Call it convenience or plain old laziness, but I firmly believe there's a viable market for many Kozmo-like companies that have succumbed to the dot-com meltdown. So why do services that sound so good end up being such bad businesses?

Part of the problem, of course, is the abandonment among investors who began avoiding dot-coms like the plague last year. But many of the failures have to do with a lack of understanding about the slothful nature of people like myself.

Webvan, for instance, fundamentally misunderstood the laziness factor. Although the idea of having someone schlep groceries to my doorstep every week sounds great, I usually don't know my shopping needs days in advance, as Webvan requires for its schedule; instead, I go when I run out of a household staple, like potato chips.

As it became clear that Webvan was headed for niche territory rather than the mass market, its direct competition moved from supermarkets to the likes of 7-Eleven. In retrospect, that seems to have been inevitable, as convenience was the commodity that separated Webvan from its brick-and-mortar counterparts.

Kozmo had that concept down cold. Its last home-delivered catalog said it all, in the five categories featured on the cover: entertainment (movies), meals (pizza), market (toilet paper), drugstore (diapers), gifts (stuffed animals)--all items that you might want on a spur of the moment but aren't worth a trip to a crowded market, especially after you've put on your PJs.

This last point, in particular, is the primary reason that all these e-tail services should have thrived, at least in theory. For example, online toy stores should have succeeded simply because anyone who has braved a trip to Toys "R" Us during the holidays should be willing to do anything to avoid repeating that frightening experience.

Saving time obviously isn't important only to those permanently affixed to their La-Z-Boys; even journalists have learned after years of research that their main competition is the time people spend doing other things--not the rival newspaper or TV station across town.

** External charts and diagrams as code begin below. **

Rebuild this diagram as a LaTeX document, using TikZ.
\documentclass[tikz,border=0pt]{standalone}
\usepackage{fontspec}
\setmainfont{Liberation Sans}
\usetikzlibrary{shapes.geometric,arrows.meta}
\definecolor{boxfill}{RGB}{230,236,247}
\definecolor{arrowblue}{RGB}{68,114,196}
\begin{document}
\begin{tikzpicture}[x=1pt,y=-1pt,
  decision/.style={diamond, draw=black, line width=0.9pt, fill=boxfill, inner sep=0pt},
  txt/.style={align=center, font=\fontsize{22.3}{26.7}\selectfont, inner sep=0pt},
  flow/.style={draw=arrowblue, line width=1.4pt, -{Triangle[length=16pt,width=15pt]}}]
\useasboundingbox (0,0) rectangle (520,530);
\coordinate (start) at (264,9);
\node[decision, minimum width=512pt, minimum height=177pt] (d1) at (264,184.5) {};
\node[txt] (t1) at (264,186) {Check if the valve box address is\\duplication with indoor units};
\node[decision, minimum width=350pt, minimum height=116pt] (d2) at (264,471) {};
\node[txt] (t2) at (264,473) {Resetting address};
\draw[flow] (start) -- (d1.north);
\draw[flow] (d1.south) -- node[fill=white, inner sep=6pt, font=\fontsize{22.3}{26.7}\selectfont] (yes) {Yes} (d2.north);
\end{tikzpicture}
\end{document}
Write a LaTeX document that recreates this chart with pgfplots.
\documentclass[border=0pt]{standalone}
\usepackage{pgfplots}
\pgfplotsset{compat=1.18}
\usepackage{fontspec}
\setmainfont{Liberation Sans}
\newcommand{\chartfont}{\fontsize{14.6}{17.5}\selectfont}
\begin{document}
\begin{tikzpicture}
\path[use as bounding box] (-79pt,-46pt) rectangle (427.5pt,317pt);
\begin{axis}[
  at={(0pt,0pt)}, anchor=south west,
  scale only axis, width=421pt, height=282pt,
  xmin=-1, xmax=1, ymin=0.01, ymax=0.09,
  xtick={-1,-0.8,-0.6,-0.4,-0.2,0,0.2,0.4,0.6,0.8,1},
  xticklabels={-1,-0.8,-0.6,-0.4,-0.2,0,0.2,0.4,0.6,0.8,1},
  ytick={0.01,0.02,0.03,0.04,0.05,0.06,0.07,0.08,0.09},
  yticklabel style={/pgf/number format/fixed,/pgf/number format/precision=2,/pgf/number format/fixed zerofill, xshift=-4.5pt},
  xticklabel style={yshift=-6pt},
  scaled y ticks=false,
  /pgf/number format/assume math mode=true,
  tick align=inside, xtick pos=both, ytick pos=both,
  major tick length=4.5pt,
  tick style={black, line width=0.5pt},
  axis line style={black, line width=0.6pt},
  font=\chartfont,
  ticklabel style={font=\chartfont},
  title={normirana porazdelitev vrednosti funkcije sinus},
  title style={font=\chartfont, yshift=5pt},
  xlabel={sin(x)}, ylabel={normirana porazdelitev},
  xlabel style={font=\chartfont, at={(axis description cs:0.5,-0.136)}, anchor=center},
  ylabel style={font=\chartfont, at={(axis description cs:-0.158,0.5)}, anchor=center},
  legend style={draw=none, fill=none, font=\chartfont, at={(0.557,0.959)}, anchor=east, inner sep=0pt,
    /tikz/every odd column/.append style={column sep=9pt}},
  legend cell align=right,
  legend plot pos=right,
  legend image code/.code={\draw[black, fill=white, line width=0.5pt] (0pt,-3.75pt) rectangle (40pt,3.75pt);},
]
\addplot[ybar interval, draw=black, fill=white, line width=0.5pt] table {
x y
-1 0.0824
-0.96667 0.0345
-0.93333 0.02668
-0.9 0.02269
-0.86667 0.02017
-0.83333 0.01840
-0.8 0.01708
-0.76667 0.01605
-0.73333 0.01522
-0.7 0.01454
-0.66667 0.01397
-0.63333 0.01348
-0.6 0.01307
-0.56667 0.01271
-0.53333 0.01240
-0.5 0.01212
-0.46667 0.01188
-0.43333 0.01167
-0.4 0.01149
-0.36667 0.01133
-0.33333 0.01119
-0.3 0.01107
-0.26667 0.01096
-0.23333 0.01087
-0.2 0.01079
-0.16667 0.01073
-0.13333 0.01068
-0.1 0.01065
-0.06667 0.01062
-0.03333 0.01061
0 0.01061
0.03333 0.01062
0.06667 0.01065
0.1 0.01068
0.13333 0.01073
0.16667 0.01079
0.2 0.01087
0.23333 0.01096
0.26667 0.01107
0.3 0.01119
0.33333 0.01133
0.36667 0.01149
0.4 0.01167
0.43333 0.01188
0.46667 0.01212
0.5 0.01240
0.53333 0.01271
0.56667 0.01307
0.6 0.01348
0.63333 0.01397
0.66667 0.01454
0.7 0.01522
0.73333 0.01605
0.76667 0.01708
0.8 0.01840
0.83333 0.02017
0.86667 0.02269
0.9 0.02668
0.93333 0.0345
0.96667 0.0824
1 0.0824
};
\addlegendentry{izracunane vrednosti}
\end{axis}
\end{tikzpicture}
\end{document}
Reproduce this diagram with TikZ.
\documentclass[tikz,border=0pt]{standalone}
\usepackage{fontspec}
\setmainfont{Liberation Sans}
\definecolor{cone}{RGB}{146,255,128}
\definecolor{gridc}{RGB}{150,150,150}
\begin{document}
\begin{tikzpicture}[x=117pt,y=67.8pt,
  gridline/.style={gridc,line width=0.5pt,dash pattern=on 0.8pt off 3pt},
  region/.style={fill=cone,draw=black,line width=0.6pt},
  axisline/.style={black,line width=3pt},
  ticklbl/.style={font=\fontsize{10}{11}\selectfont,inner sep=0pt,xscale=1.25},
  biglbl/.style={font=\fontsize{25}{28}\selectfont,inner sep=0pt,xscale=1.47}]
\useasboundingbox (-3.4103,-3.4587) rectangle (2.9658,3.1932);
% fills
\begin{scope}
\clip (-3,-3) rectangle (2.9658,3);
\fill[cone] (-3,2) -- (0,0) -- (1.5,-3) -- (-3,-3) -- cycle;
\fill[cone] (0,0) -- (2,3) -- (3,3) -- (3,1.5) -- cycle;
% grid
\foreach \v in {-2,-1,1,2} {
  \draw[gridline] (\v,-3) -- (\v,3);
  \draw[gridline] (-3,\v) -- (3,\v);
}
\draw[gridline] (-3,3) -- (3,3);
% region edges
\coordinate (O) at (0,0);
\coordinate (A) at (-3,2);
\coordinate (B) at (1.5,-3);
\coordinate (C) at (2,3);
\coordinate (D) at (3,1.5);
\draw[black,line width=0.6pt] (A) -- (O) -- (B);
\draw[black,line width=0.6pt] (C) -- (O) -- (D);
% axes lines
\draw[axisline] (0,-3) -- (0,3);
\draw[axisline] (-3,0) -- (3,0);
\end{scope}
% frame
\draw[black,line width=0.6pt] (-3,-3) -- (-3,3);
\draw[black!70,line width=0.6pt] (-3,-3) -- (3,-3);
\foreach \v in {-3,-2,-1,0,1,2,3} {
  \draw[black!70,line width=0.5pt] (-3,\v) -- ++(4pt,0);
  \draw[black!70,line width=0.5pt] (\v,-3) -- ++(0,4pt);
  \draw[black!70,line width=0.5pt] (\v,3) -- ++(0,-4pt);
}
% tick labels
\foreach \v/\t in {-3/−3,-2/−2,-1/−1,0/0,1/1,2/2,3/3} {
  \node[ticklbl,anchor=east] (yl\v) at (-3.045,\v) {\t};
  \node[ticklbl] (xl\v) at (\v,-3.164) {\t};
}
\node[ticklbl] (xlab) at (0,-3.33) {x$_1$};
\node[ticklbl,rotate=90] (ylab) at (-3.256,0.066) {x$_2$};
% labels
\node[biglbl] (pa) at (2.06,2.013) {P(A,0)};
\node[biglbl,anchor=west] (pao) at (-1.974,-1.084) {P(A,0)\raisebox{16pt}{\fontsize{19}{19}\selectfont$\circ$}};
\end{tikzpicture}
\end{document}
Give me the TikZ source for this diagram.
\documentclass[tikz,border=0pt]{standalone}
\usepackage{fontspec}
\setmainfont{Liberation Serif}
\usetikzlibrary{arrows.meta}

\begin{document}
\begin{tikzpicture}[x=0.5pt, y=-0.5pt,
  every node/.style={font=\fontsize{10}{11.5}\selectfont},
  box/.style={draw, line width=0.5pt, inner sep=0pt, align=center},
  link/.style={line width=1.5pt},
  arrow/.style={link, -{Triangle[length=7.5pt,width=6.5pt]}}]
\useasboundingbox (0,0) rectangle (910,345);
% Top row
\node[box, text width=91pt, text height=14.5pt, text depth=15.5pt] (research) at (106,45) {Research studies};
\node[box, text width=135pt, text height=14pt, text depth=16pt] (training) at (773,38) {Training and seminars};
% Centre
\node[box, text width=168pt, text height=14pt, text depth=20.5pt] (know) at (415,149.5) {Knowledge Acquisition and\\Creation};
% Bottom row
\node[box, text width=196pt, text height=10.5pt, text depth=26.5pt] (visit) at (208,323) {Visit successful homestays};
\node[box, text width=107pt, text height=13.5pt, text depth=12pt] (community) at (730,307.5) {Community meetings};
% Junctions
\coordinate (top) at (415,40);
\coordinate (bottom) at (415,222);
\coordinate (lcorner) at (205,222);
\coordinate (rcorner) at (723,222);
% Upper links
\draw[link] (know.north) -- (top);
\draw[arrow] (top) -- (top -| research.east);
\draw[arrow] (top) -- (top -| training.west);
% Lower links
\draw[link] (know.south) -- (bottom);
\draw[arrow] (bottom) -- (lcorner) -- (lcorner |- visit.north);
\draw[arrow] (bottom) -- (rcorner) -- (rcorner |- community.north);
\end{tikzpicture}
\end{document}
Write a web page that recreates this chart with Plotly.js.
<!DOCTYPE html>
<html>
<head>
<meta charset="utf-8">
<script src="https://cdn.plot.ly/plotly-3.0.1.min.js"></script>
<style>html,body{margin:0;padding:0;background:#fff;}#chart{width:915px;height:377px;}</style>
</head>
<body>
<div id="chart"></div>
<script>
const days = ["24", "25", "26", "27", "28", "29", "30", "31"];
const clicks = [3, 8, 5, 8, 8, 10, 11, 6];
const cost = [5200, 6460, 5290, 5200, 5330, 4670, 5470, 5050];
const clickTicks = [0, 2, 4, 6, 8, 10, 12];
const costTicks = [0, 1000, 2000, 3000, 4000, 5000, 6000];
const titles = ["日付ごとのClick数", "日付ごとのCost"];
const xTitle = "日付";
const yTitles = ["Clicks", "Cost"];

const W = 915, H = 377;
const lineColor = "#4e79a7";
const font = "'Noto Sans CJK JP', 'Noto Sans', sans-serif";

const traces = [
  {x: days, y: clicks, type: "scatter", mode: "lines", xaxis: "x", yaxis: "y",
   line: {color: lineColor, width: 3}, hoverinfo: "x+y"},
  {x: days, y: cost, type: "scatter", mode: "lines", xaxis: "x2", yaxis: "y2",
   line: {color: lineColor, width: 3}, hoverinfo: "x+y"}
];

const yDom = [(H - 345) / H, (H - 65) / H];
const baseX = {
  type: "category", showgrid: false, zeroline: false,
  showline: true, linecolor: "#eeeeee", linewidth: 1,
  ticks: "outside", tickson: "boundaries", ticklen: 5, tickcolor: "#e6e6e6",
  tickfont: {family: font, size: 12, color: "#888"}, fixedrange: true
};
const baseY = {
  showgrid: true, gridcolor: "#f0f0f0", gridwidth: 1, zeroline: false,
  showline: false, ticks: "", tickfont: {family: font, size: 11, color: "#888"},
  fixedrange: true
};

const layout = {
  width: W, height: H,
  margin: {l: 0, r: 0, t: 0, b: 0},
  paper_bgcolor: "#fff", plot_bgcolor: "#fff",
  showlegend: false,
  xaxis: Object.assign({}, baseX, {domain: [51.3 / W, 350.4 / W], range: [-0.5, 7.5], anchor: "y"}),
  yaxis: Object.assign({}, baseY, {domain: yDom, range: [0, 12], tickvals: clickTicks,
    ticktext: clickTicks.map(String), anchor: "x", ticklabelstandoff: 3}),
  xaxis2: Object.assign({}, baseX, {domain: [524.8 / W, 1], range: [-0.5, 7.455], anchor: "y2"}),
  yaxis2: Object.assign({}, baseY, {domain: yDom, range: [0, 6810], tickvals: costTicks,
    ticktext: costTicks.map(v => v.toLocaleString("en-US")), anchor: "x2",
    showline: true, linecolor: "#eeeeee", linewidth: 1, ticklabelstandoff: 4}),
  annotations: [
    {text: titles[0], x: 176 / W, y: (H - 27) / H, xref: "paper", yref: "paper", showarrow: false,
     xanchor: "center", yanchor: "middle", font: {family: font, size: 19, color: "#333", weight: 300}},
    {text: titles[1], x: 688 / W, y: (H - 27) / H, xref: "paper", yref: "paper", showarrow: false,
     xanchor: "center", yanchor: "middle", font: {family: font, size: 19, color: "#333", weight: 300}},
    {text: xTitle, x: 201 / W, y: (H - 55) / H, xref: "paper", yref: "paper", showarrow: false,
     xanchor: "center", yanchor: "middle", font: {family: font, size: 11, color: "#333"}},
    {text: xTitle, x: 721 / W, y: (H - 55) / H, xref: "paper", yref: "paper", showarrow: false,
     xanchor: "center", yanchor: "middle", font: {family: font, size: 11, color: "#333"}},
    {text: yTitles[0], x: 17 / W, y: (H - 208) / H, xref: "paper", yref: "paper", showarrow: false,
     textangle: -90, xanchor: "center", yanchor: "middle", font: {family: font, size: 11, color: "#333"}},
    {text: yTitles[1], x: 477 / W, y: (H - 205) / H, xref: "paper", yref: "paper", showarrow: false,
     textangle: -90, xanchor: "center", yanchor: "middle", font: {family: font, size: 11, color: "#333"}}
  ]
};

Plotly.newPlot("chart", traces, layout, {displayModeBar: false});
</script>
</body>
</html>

Yet for all their convenience, companies like eToys and other ostensibly life-simplifying services have fallen victim to other problems of their own making. In Kozmo's case, a key miscalculation was one of basic geography. What made sense in densely populated areas where people have relatively high incomes, such as Manhattan and San Francisco, didn't necessarily translate to urban sprawls like Houston and San Diego.

That's what I call the Amazon syndrome. Rather than sticking to the areas or products that made the most sense, some online companies seemed to assume that their initial formula would automatically work elsewhere. Amazon lost investor and industry confidence in expanding its products beyond books in an apparent bid to become the Wal-Mart of the Web; Kozmo's misdirected expansion was in its physical territories rather than its products, but the results proved even more damaging.

Eventually, somebody is going to figure out how to make money while appealing to my sedentary ways. And you can bet that I'll be willing to pay a substantial premium, because these services have an advantage over the brick-and-mortar world that I value even more than convenience: the ability to order things without talking to people.

But that's a subject for another column altogether.